You may remember Tammy Bruce, conservative lesbian radio host, from Sarah Palin’s recent retweet about “homos.” In an interview with Sarah Palin aide Rebecca Mansour, Bruce tried her hand at absolving the Right from any responsibility in invoking violent rhetoric in their political battles. “It’s a surveyor’s symbol,” Bruce suggested of the crosshairs on Sarah Palin’s target list. Mansour agreed—”We never imagined, it never occurred to us that anybody would consider it violent.” It was simply “crosshairs that you would see on a map.”
Over the last decade I’ve used a variety of maps—from Mapquest to Google Maps—countless times. Never once have I seen crosshairs used to annotate location or anything else. Normal people put stars, flags, and pushpins on maps. Assassins and sociopaths put crossharis on maps.
Moreover, Palin always used gun-referencing language to describe her “target list,” calling the crosshairs “bullseyes” and urging her supporters, “don’t retreat, RELOAD.” If that doesn’t scream “surveyor’s symbol” I don’t know what does.

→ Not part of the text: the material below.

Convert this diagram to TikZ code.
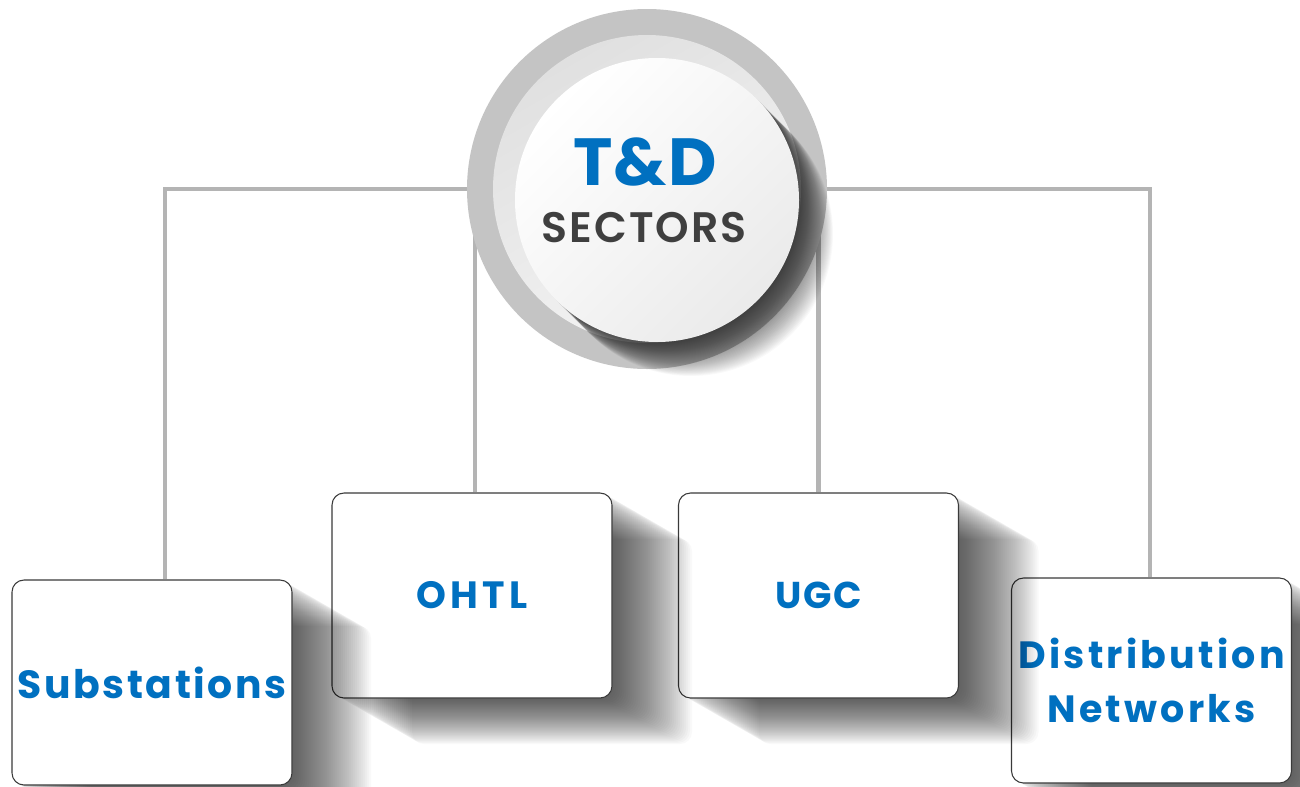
\documentclass[tikz,border=0pt]{standalone}
\usepackage{fontspec}
\setmainfont{Poppins}
\newfontfamily\semib{Poppins SemiBold}[LetterSpace=5]
\newfontfamily\popb{Poppins Bold}[LetterSpace=2]
\newfontfamily\popbw{Poppins Bold}[LetterSpace=8.5]
\newfontfamily\popbs{Poppins Bold}[LetterSpace=6.5]
\newfontfamily\popbx{Poppins Bold}[LetterSpace=11]
\newfontfamily\popbu{Poppins Bold}[LetterSpace=5]
\usetikzlibrary{calc,backgrounds}
\definecolor{tdblue}{HTML}{0070C0}
\definecolor{tdgray}{HTML}{3F3F3F}
\definecolor{linegray}{HTML}{B4B4B4}
\definecolor{ringgray}{HTML}{C4C4C4}
\definecolor{ringlight}{HTML}{E0E0E0}
\definecolor{boxedge}{HTML}{3A3A3A}
\newcommand\boxshadow[2]{%
  \foreach \k in {1,...,40}{%
    \fill[black,opacity=0.025,rounded corners=9pt]
      (#1-140+2*\k,#2-102.5+1.15*\k) rectangle ++(280,205);
  }}
\begin{document}
\begin{tikzpicture}[x=0.75pt,y=-0.75pt,
  conn/.style={draw=linegray,line width=3.5pt},
  tdbox/.style={draw=boxedge,line width=0.8pt,fill=white,rounded corners=9pt,
    minimum width=210pt,minimum height=153.75pt,inner sep=0pt,align=center,
    text=tdblue}]
\useasboundingbox (0,0) rectangle (1300,786);

% hub circle
\node[circle,fill=ringgray,minimum size=270pt,inner sep=0pt] (hub) at (647,189) {};
\shade[top color=ringlight,bottom color=white!96!black,shading angle=30] (647,189) circle (115.5pt);
\foreach \k in {1,...,40}{%
  \fill[black,opacity=0.025] (657+0.85*\k,200+0.85*\k) circle (106.5pt);}
\shade[top color=white,bottom color=black!8,shading angle=45] (657,200) circle (106.5pt);
\node[anchor=base,text=tdblue,font=\fontsize{50}{50}\selectfont\popb] (td) at (645,185) {T\&D};
\node[anchor=base,text=tdgray,font=\fontsize{32}{32}\selectfont\semib] (sec) at (644,242) {SECTORS};

% boxes, right to left so each shadow falls over the box to its right
\boxshadow{1151.5}{680.5}
\node[tdbox,font=\fontsize{28.5}{41}\selectfont\popbw] (dist) at (1151.5,680.5) {Distribution\\Networks};
\boxshadow{818.5}{595.5}
\node[tdbox,font=\fontsize{28}{34}\selectfont\popbu] (ugc) at (818.5,595.5) {UGC};
\boxshadow{472}{595.5}
\node[tdbox,font=\fontsize{28.5}{34}\selectfont\popbx] (ohtl) at (472,595.5) {OHTL};
\boxshadow{151}{682.5}
\node[tdbox,font=\fontsize{29.5}{34}\selectfont\popbs] (sub) at (152,682.5) {Substations};

% connectors
\begin{scope}[on background layer]
\coordinate (s1) at ($(sub.north)+(13,0)$);
\coordinate (d1) at ($(dist.north)+(-1.5,0)$);
\coordinate (o1) at ($(ohtl.north)+(3,0)$);
\coordinate (u1) at ($(ugc.north)+(0,0)$);
\draw[conn] (s1) |- (hub.center);
\draw[conn] (d1) |- (hub.center);
\draw[conn] (o1) -- (o1 |- hub.center);
\draw[conn] (u1) -- (u1 |- hub.center);
\end{scope}
\end{tikzpicture}
\end{document}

This attempt to eschew responsibility for the violent metaphor, if not for Jared Loughner‘s act itself, is pathetic. Gabrielle Giffords knew better. Last year she told MSNBC, “We’re on Sarah Palin’s targeted list, but the thing is, that the way that she has it depicted has the crosshairs of a gun sight over our district. When people do that, they have to realize that there are consequences to that action.”
Talk about the writing on the wall. The right should be ashamed. Of course, they will never be ashamed, because you can’t feel shame without first accepting some responsibility. “Responsibility” used to be a catchphrase for conservatives—fiscal responsibility, social responsibility, responsibility to family. Forget the “no spin zone”—the right has spun into a “no responsibility zone.”